Recently Patrick Gaspard, the former Barack Obama advisor who was closely involved in Mamdani’s campaign, personally pressed Mamdani to have a series of conversations with Obama about the vast network of independent volunteers the former president built during his 2008 campaign under the banner of Obama for America. When he took office Obama folded OFA into the Democratic Party. Gaspard says that he considered that decision a mistake at the time—and he has suggested that Obama now agrees.
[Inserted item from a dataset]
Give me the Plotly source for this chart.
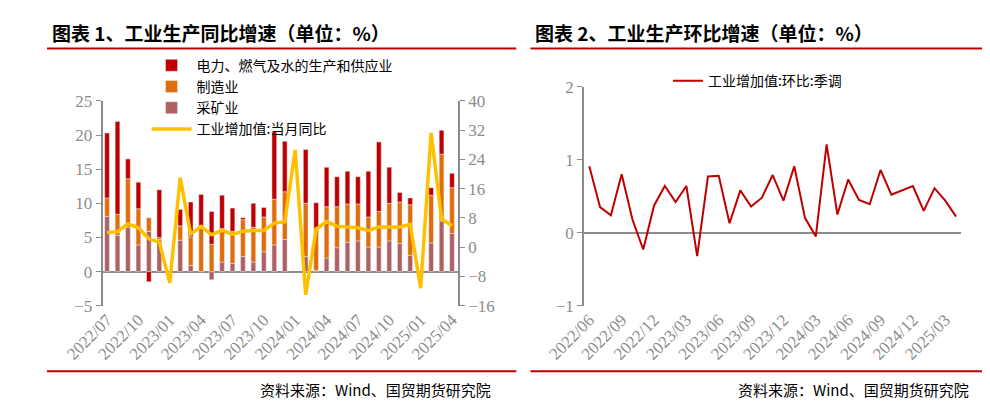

In effect Obama disarmed himself, surrendering the ability to mobilize his most ardent supporters in defense of difficult policy proposals and of the president himself when he faced virulent political attacks.
Mamdani attracted 104,000 volunteers to his campaign, and unlike Obama he clearly intends to keep them close and active. “This is not about calling legislators,” Gaspard told the New York Editorial Board, a group of journalists covering the city’s politics. “These are people who have skin in the game, and who are ready to go out and knock on doors again and do the thing on street corners, in front of supermarkets. They’re ready to be called to a purpose, and [Mamdani’s] ready to organize that to a constructive purpose in all the essential parts of his agenda, but also the crisis du jour that will invariably come up.”
The new mayor is not a reformer like Obama was. His agenda for New York is transformative and broad. If his proposal to create a network of universal childcare succeeds, with caregivers trained and paid on par with public school teachers, he will dramatically improve the lives of millions of New Yorkers. It would be a spectacular achievement, and according to a recent poll more than 70 percent of New Yorkers support it. As it was in the 1930s, New York could become the proving ground for a changed America—if Mamdani can keep showing the canniness and political instincts to push his agenda through.